• [Task requirements]:
Leave out the pictures and print only the lines from the one with "Output the Python" through the one with "import plotly.graph_objects as go", exactly as they are.

• [Stored records]:
'''
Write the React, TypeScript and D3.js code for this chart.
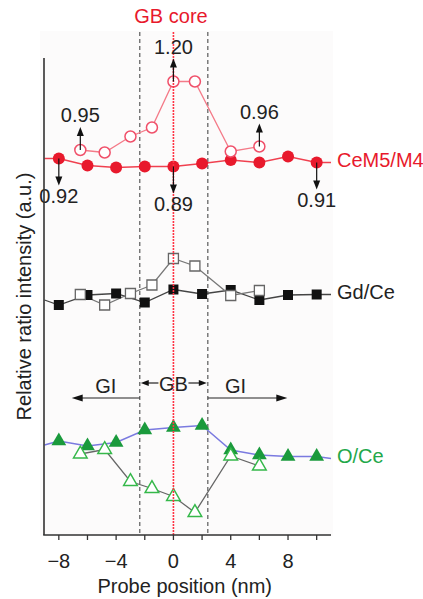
'''
'''
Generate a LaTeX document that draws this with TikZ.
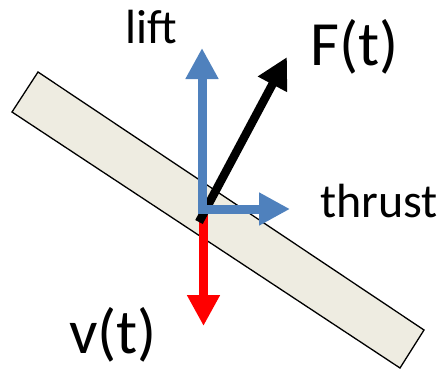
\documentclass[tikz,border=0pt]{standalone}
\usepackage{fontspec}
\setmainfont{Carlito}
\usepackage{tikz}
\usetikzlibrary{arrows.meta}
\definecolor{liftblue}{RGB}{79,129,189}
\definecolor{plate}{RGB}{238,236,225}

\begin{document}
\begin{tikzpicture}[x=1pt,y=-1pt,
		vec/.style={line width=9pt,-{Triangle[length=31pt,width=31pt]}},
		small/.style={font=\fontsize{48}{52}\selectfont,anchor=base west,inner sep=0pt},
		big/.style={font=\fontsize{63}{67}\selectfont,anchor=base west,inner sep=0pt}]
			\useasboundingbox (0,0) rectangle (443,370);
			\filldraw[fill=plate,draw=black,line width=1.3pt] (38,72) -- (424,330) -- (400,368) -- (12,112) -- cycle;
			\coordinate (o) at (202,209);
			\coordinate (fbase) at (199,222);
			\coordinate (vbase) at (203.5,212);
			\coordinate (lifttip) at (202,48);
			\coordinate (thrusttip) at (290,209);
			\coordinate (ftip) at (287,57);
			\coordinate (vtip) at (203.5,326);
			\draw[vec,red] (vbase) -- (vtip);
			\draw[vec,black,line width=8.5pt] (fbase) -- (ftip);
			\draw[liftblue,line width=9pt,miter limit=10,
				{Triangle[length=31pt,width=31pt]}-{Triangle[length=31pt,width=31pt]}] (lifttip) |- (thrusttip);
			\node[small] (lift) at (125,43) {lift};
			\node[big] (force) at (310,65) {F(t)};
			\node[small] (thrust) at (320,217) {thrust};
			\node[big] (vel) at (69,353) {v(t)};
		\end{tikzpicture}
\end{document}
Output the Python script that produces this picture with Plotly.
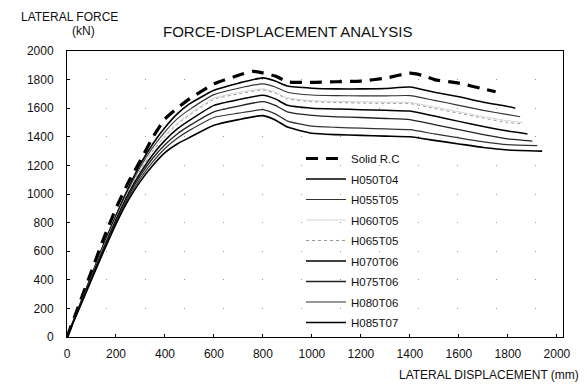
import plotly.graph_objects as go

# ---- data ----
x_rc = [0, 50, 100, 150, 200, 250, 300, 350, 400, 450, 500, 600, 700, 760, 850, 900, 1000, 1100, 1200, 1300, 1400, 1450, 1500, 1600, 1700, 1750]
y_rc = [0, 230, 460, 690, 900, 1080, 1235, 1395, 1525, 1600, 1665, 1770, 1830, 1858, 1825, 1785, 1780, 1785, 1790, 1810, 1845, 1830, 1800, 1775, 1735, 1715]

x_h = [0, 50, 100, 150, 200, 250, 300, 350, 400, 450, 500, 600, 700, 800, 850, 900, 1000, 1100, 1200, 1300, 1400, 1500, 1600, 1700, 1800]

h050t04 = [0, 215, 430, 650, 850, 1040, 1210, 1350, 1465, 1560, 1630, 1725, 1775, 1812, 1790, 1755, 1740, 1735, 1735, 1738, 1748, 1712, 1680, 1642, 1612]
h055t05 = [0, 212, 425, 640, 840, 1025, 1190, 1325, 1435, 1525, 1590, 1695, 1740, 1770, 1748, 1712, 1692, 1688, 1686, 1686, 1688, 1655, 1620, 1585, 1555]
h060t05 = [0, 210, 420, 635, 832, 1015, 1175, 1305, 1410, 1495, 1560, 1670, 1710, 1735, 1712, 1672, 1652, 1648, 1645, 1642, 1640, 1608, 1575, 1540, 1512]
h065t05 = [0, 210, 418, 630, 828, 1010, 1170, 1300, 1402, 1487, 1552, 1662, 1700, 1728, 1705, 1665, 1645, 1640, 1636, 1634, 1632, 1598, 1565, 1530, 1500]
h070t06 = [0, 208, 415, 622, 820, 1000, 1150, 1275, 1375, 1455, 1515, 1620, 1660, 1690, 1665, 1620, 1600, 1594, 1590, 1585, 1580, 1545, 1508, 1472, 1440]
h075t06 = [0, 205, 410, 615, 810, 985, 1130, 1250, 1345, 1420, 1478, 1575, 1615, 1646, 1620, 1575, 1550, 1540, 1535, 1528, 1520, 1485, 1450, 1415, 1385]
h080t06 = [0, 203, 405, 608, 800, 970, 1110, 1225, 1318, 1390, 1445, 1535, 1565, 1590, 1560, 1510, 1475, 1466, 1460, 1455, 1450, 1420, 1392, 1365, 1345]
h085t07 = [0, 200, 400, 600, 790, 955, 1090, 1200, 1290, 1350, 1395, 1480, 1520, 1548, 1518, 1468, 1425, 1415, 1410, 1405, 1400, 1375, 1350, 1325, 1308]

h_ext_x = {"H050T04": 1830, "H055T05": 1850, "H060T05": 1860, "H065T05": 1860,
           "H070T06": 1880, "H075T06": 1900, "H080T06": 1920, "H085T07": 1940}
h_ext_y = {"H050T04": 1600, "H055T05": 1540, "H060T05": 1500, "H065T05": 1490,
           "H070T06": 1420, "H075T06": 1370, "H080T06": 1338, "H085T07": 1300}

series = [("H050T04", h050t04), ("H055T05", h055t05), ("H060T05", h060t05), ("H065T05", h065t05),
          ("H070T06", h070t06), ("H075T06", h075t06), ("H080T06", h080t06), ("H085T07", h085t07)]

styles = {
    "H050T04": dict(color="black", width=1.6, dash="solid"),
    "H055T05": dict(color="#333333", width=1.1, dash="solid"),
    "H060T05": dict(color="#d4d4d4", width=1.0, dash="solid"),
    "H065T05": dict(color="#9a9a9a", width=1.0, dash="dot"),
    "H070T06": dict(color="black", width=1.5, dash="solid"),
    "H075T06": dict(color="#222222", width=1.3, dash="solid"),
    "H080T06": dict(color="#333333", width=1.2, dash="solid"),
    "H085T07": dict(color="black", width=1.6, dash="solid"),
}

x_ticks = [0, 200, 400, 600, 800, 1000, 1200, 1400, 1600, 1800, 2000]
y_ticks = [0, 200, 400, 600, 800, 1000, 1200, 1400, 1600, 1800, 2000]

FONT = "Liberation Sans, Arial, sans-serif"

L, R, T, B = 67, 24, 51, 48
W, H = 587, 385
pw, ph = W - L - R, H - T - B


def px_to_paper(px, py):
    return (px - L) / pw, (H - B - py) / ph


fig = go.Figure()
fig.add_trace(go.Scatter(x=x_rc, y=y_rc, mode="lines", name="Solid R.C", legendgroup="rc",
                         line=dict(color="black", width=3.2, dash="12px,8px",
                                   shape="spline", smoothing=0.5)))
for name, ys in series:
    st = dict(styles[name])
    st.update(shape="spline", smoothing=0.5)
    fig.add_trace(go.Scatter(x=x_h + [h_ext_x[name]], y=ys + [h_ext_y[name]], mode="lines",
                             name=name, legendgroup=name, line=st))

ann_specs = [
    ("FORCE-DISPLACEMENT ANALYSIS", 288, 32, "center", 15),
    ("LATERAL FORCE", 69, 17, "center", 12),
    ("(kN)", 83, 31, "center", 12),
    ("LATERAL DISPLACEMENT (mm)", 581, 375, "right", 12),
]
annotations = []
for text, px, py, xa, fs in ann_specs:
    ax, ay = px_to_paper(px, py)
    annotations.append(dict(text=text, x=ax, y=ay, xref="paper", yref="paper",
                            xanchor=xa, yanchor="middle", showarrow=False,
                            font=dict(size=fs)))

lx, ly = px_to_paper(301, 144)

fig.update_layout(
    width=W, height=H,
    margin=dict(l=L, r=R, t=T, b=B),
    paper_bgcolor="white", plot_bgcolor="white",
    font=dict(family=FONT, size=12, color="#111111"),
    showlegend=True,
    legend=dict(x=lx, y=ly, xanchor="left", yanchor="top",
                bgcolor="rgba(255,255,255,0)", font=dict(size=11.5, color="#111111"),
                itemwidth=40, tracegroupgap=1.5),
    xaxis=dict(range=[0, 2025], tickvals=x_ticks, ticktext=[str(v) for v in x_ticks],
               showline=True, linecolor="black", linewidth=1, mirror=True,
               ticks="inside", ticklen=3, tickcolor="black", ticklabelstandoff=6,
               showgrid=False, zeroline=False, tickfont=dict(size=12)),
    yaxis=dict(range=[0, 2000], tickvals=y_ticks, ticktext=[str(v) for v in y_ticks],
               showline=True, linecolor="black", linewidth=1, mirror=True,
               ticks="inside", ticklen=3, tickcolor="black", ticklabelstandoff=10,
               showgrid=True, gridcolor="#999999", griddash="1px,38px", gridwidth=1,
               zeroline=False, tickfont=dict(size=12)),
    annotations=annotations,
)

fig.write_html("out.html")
'''
'''
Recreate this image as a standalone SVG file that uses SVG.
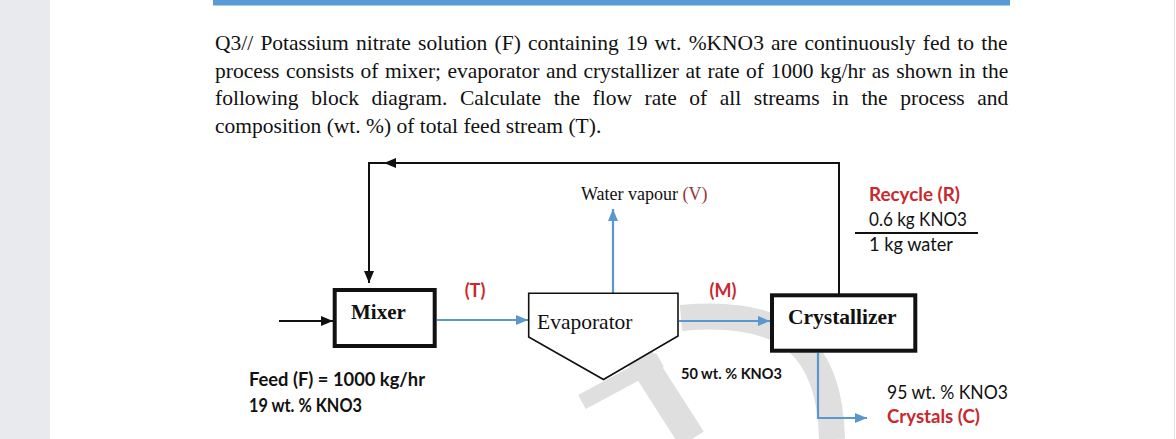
'''
• [Worked answer]:
Output the Python script that produces this picture with Plotly.
import plotly.graph_objects as go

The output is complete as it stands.